* [DATA]

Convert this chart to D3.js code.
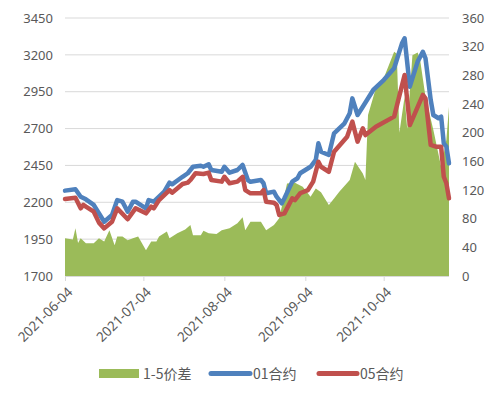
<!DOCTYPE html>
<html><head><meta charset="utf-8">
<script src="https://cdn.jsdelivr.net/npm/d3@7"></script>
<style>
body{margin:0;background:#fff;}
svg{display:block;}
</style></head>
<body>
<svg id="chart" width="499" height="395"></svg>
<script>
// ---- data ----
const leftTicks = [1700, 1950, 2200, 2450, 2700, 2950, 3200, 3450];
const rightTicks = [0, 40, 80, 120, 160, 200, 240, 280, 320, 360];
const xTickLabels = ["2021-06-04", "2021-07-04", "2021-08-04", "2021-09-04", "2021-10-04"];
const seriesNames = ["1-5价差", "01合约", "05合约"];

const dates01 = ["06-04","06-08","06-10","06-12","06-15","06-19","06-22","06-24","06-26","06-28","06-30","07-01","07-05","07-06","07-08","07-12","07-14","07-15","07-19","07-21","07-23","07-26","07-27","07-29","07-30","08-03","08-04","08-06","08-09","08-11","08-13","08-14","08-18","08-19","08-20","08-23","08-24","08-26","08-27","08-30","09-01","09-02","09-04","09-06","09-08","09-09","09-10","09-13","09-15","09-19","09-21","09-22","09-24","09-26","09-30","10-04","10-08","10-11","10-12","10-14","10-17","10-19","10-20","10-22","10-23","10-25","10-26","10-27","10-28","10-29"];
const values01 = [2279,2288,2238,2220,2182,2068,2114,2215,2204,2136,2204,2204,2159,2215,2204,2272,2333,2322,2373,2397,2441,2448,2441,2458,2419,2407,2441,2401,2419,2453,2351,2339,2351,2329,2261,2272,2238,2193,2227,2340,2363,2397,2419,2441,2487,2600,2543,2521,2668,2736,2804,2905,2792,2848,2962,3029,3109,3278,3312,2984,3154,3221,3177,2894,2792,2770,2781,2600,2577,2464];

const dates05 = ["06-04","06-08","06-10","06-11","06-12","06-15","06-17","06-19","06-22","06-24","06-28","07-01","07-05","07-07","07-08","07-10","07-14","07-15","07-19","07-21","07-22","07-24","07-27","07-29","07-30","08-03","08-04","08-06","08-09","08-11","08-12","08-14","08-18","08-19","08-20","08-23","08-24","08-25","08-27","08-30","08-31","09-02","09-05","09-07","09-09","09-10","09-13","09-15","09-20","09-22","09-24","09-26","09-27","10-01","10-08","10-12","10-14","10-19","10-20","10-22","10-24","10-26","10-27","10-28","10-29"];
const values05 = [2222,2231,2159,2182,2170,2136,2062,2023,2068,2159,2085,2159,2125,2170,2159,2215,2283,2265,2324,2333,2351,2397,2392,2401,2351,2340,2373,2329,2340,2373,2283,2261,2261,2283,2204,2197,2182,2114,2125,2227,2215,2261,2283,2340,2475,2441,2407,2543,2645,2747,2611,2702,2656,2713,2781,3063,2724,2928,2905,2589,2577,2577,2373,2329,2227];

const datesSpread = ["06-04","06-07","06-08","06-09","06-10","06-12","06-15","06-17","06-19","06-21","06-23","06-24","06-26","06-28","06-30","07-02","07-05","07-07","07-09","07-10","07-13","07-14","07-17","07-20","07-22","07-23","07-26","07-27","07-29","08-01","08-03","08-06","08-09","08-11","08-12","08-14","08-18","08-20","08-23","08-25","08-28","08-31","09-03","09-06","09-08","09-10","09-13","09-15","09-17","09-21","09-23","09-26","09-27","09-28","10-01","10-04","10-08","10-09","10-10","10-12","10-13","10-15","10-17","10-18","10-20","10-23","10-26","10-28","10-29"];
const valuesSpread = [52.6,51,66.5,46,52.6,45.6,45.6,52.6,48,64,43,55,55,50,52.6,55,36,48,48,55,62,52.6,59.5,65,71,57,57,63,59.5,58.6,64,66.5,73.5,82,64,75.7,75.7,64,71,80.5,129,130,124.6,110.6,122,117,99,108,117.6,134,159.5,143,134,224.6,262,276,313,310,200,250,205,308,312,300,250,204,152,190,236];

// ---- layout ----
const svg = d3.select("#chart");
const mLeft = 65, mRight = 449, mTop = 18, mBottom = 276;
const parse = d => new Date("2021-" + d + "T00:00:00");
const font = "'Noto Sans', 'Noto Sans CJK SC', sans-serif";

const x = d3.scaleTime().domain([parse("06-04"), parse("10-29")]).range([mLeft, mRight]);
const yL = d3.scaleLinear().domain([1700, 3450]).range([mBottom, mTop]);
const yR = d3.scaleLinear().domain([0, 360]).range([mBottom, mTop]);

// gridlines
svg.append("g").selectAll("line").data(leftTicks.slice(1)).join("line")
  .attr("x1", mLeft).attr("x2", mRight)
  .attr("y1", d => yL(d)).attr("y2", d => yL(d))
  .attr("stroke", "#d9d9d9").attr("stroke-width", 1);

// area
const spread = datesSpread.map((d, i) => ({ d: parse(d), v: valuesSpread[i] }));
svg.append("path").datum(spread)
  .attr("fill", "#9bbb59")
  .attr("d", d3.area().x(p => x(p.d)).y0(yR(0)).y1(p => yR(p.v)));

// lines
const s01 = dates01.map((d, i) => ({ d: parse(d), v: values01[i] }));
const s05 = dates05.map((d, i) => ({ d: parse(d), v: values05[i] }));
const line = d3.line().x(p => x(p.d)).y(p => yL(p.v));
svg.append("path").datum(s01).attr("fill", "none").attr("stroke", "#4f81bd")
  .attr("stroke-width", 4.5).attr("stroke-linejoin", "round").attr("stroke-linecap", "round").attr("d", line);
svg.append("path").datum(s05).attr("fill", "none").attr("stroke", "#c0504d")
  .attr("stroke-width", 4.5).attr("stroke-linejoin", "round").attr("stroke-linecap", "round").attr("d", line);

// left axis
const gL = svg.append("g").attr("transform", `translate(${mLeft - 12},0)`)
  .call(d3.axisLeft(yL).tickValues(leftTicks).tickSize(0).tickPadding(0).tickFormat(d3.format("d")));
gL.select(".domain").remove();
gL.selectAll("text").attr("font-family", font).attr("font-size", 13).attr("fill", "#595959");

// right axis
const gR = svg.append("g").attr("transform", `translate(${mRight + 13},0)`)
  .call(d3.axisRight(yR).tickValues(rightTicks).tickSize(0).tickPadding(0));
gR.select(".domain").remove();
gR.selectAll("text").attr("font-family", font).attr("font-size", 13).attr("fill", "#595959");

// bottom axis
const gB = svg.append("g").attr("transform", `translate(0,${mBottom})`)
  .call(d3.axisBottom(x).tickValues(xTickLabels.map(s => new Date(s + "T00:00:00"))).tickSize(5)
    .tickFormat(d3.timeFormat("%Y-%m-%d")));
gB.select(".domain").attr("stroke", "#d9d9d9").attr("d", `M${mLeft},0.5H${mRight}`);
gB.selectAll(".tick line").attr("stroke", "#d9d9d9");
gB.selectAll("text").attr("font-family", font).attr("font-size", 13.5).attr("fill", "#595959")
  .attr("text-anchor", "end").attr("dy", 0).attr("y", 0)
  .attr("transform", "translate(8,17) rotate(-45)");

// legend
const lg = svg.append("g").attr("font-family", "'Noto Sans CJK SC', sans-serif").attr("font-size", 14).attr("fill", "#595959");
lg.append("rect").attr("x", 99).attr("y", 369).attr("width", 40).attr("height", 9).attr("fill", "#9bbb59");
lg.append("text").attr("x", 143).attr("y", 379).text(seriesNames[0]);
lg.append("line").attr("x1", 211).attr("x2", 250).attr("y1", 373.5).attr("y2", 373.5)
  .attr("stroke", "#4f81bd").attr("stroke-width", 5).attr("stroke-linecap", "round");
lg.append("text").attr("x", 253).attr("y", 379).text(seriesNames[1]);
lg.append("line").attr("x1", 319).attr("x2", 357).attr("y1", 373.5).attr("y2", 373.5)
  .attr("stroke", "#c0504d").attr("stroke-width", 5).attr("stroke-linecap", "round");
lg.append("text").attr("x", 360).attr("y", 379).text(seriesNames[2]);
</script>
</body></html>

* [THE EXERCISE] Review the material and copy each line in which the word "chart" appears.

* [WRITTEN SOLUTION]
Convert this chart to D3.js code.
<svg id="chart" width="499" height="395"></svg>
const svg = d3.select("#chart");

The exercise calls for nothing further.